TASK PROMPT | Gather the lines that hold the string "with".

----- RECORDED INFORMATION -----

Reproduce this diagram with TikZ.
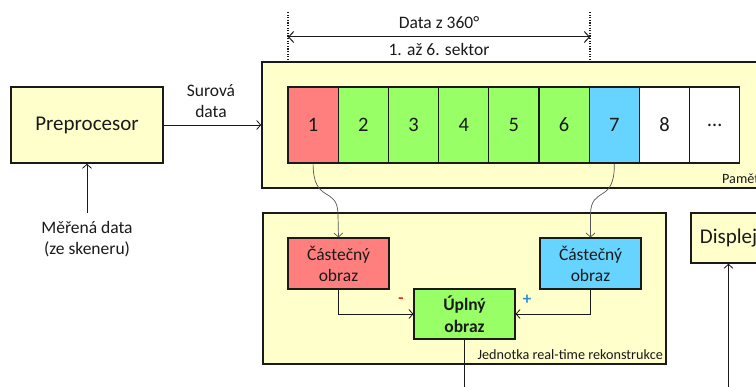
\documentclass[tikz,border=0pt]{standalone}
\usepackage{fontspec}
\setmainfont{Carlito}
\usetikzlibrary{arrows.meta}
\definecolor{boxyellow}{HTML}{FFFFCC}
\definecolor{cellred}{HTML}{FF7F7F}
\definecolor{cellgreen}{HTML}{99FF66}
\definecolor{cellblue}{HTML}{66D4FF}
\definecolor{ink}{HTML}{1A1A1A}
\definecolor{wire}{HTML}{555555}
\definecolor{minusred}{HTML}{FF2020}
\definecolor{plusblue}{HTML}{2E8FD0}

\tikzset{
  frame/.style={draw=ink, line width=1.6pt, fill=boxyellow, inner sep=0pt},
  cellbox/.style={draw=ink, line width=1.1pt, minimum width=50.2pt, minimum height=76pt,
    inner sep=0pt, font=\fontsize{20.5}{24}\selectfont, text=ink},
  imgbox/.style={draw=ink, line width=1.1pt, minimum width=101pt, minimum height=51pt,
    inner sep=0pt, align=center, font=\fontsize{17.5}{21}\selectfont, text=ink},
  bigtext/.style={font=\fontsize{21}{24}\selectfont, text=ink},
  label/.style={align=center, inner sep=0pt, font=\fontsize{17.5}{21.5}\selectfont, text=ink},
  small/.style={inner sep=0pt, font=\fontsize{14.2}{17}\selectfont, text=ink},
  tip/.style={-{Straight Barb[length=4pt,width=9pt]}},
  conn/.style={draw=ink, line width=0.8pt, tip},
  wavy/.style={draw=wire, line width=0.7pt, tip},
  guide/.style={draw=ink, line width=1.1pt, dash pattern=on 1.3pt off 1.3pt},
}

\begin{document}
\begin{tikzpicture}[x=1pt, y=-1pt]
\useasboundingbox (0,0) rectangle (756,387);
\clip (0,0) rectangle (756,387);

% preprocessor
\node[frame, bigtext, minimum width=152pt, minimum height=76pt] (pre) at (87,125) {Preprocesor};

% memory with sector cells
\node[frame, minimum width=518pt, minimum height=126pt] (mem) at (521,125) {};
\node[small, anchor=west] (memlbl) at (722,179) {Paměť};
\foreach \i/\t/\c in {1/1/cellred, 2/2/cellgreen, 3/3/cellgreen, 4/4/cellgreen, 5/5/cellgreen,
                      6/6/cellgreen, 7/7/cellblue, 8/8/white, 9/\ldots/white}
  \node[cellbox, fill=\c] (c\i) at ({288+25.1+50.2*(\i-1)},125) {\t};

% reconstruction unit
\node[frame, minimum width=403pt, minimum height=151pt] (rec) at (464.5,288.5) {};
\node[small, anchor=east] (reclbl) at (663,355) {Jednotka real-time rekonstrukce};
\node[imgbox, fill=cellred] (red) at (338.5,263.5) {Částečný\\obraz};
\node[imgbox, fill=cellblue] (blue) at (590.5,263.5) {Částečný\\obraz};
\node[imgbox, fill=cellgreen, minimum height=50pt, font=\fontsize{17.5}{22}\selectfont\bfseries] (full) at (464.5,314) {Úplný\\obraz};
\node[inner sep=0pt, text=minusred, font=\fontsize{17}{20}\selectfont\bfseries] (minus) at (401,301) {-};
\node[inner sep=0pt, text=plusblue, font=\fontsize{17}{20}\selectfont\bfseries] (plus) at (527,300) {+};

% display
\node[frame, bigtext, minimum width=75pt, minimum height=50pt] (disp) at (728.5,238) {Displej};

% raw data path
\path[conn] (pre.east) -- (mem.west);
\node[label] (rawlbl) at (211,101) {Surová\\data};
\coordinate (scan) at (87,213);
\path[conn] (scan) -- (pre.south);
\node[label] (scanlbl) at (87,239) {Měřená data\\(ze skeneru)};

% angular span of one full turn
\coordinate (dA) at (288,12);
\coordinate (dB) at (590,12);
\path[guide] (dA) -- (dA |- mem.north);
\path[guide] (dB) -- (dB |- mem.north);
\coordinate (aA) at (288,37);
\coordinate (aB) at (590,37);
\draw[ink, line width=1pt, {Straight Barb[length=5pt,width=11pt]}-{Straight Barb[length=5pt,width=11pt]}] (aA) -- (aB);
\node[label] (spanlbl) at (439,23) {Data z 360°};
\node[label] (sectlbl) at (439,49) {1. až 6. sektor};

% sectors feeding the partial images
\path[wavy] (c1.south) .. controls (313,205) and (338,185) .. (338,215) -- (red.north);
\path[wavy] (c7.south) .. controls (615,205) and (590.5,185) .. (590.5,215) -- (blue.north);

% combining the partial images
\path[conn] (red.south) |- (full.west);
\path[conn] (blue.south) |- (full.east);

% outputs leaving the view
\coordinate (fullout) at (464.5,400);
\draw[ink, line width=0.8pt] (full.south) -- (fullout);
\coordinate (dispin) at (728.5,400);
\path[conn] (dispin) -- (disp.south);
\end{tikzpicture}
\end{document}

-----

RESULT OF THIS EXERCISE |
Reproduce this diagram with TikZ.
% memory with sector cells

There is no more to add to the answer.